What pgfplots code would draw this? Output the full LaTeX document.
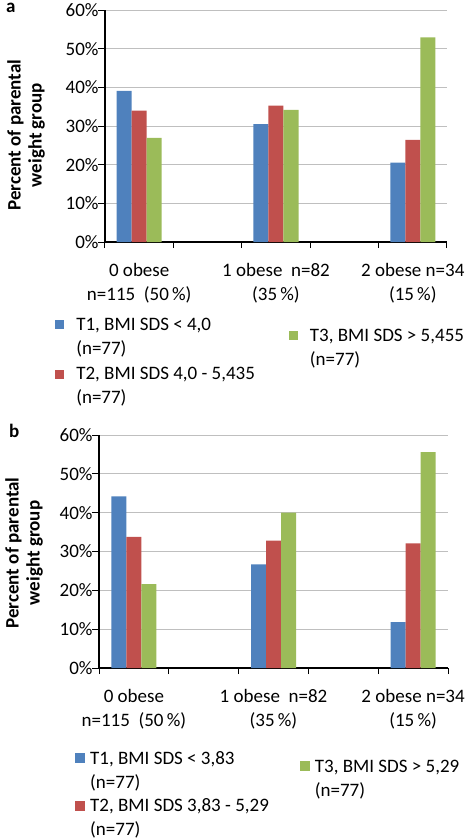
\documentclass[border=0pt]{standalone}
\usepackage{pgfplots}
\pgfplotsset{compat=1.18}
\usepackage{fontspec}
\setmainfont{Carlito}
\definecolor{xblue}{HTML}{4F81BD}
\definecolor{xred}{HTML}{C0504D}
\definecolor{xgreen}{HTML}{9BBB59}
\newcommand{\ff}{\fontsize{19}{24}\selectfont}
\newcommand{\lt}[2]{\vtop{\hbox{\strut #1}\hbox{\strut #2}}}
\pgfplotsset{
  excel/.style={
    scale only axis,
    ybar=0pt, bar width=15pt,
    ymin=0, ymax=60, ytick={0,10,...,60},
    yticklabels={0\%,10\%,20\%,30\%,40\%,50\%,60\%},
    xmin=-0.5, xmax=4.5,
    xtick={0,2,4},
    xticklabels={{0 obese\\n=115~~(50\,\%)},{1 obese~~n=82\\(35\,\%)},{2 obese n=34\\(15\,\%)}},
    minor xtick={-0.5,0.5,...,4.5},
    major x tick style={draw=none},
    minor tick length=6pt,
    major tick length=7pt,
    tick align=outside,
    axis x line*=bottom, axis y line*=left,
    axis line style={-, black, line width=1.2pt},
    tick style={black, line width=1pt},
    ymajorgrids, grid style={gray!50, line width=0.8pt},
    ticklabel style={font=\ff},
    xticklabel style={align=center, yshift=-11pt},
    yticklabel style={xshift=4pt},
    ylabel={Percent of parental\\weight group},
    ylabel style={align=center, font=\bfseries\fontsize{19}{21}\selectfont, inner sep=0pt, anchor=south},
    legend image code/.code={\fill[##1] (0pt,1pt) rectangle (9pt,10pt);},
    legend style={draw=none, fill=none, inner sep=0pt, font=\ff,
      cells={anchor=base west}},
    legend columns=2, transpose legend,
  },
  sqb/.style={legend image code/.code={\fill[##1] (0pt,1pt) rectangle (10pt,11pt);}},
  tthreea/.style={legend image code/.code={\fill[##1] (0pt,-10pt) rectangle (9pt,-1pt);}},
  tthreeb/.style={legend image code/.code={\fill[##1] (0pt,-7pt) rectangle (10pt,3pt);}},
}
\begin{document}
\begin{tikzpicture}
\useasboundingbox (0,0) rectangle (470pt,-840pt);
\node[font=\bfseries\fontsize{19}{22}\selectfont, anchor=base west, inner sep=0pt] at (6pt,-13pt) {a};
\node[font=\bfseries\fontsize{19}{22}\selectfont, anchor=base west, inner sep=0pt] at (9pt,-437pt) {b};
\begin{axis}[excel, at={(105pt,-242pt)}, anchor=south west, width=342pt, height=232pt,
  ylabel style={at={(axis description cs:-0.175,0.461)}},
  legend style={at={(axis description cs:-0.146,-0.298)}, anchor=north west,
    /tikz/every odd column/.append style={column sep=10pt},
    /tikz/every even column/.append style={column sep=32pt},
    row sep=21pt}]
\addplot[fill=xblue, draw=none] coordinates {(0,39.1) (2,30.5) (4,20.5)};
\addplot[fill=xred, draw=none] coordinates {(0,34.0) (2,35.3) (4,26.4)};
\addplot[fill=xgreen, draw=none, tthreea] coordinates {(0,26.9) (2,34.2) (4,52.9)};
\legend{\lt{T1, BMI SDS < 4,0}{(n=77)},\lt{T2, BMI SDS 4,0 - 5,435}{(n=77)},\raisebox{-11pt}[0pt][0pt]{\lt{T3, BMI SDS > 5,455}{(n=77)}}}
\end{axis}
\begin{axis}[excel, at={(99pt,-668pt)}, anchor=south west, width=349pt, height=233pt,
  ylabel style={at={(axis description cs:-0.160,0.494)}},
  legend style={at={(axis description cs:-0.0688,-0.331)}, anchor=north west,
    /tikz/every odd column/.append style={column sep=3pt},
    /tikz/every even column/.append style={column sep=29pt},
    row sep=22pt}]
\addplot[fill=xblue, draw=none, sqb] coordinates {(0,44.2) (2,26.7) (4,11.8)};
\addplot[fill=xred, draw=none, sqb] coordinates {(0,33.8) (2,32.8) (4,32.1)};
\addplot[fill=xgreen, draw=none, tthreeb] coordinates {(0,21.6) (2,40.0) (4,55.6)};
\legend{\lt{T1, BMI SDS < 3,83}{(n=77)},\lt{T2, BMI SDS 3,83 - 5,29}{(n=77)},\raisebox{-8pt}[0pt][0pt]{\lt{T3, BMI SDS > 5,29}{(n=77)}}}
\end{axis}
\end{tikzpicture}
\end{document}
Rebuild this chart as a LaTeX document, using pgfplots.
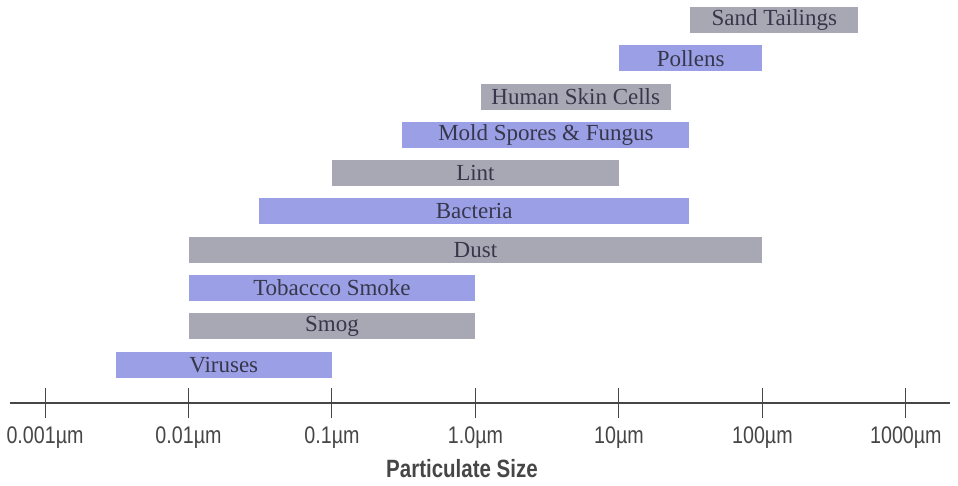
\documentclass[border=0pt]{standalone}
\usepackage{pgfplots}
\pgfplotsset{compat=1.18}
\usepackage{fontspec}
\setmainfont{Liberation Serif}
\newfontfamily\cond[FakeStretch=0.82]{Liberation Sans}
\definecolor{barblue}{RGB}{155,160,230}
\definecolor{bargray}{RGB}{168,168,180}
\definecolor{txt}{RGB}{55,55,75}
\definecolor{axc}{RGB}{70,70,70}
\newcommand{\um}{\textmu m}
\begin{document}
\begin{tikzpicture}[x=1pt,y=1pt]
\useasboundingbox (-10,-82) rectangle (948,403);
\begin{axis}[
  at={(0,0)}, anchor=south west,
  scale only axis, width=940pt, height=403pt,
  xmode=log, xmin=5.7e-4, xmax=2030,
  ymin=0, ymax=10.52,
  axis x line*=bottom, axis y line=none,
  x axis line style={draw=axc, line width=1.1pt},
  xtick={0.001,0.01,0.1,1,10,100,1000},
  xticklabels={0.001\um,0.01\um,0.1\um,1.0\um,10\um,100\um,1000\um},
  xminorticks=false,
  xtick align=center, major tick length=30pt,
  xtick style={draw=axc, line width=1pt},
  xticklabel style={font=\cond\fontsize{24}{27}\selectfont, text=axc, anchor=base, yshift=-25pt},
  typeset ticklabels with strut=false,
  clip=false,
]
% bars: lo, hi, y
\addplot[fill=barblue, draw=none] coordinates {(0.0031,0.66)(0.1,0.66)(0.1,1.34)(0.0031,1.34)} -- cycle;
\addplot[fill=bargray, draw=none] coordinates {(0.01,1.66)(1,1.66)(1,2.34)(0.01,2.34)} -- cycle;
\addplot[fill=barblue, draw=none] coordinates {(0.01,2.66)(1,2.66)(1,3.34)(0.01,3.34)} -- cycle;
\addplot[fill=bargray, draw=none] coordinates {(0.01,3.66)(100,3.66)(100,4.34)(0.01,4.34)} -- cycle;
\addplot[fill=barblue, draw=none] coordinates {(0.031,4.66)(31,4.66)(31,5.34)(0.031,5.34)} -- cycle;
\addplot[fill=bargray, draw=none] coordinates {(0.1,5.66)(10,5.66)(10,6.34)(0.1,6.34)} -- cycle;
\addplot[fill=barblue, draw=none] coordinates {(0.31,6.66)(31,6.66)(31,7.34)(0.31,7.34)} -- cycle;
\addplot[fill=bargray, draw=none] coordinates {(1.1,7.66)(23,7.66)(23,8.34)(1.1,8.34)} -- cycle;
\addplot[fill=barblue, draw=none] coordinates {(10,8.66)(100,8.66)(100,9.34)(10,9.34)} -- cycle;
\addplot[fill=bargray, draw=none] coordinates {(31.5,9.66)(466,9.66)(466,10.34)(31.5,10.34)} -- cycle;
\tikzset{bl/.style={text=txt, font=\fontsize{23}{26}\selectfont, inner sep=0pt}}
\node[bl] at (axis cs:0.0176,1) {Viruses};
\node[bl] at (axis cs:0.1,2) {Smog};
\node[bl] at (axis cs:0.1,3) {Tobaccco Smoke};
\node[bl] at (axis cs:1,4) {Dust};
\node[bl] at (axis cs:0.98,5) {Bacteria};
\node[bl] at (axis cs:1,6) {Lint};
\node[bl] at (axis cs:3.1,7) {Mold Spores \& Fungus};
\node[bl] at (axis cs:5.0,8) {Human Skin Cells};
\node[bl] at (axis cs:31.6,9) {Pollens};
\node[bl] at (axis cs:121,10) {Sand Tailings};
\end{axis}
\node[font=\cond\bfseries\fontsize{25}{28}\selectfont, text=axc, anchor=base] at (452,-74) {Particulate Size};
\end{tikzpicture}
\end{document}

#### [What is expected]
Copy each line of the listing that includes "code".

#### [Task response]
What pgfplots code would draw this? Output the full LaTeX document.
    legend image code/.code={\fill[##1] (0pt,1pt) rectangle (9pt,10pt);},
  sqb/.style={legend image code/.code={\fill[##1] (0pt,1pt) rectangle (10pt,11pt);}},
  tthreea/.style={legend image code/.code={\fill[##1] (0pt,-10pt) rectangle (9pt,-1pt);}},
  tthreeb/.style={legend image code/.code={\fill[##1] (0pt,-7pt) rectangle (10pt,3pt);}},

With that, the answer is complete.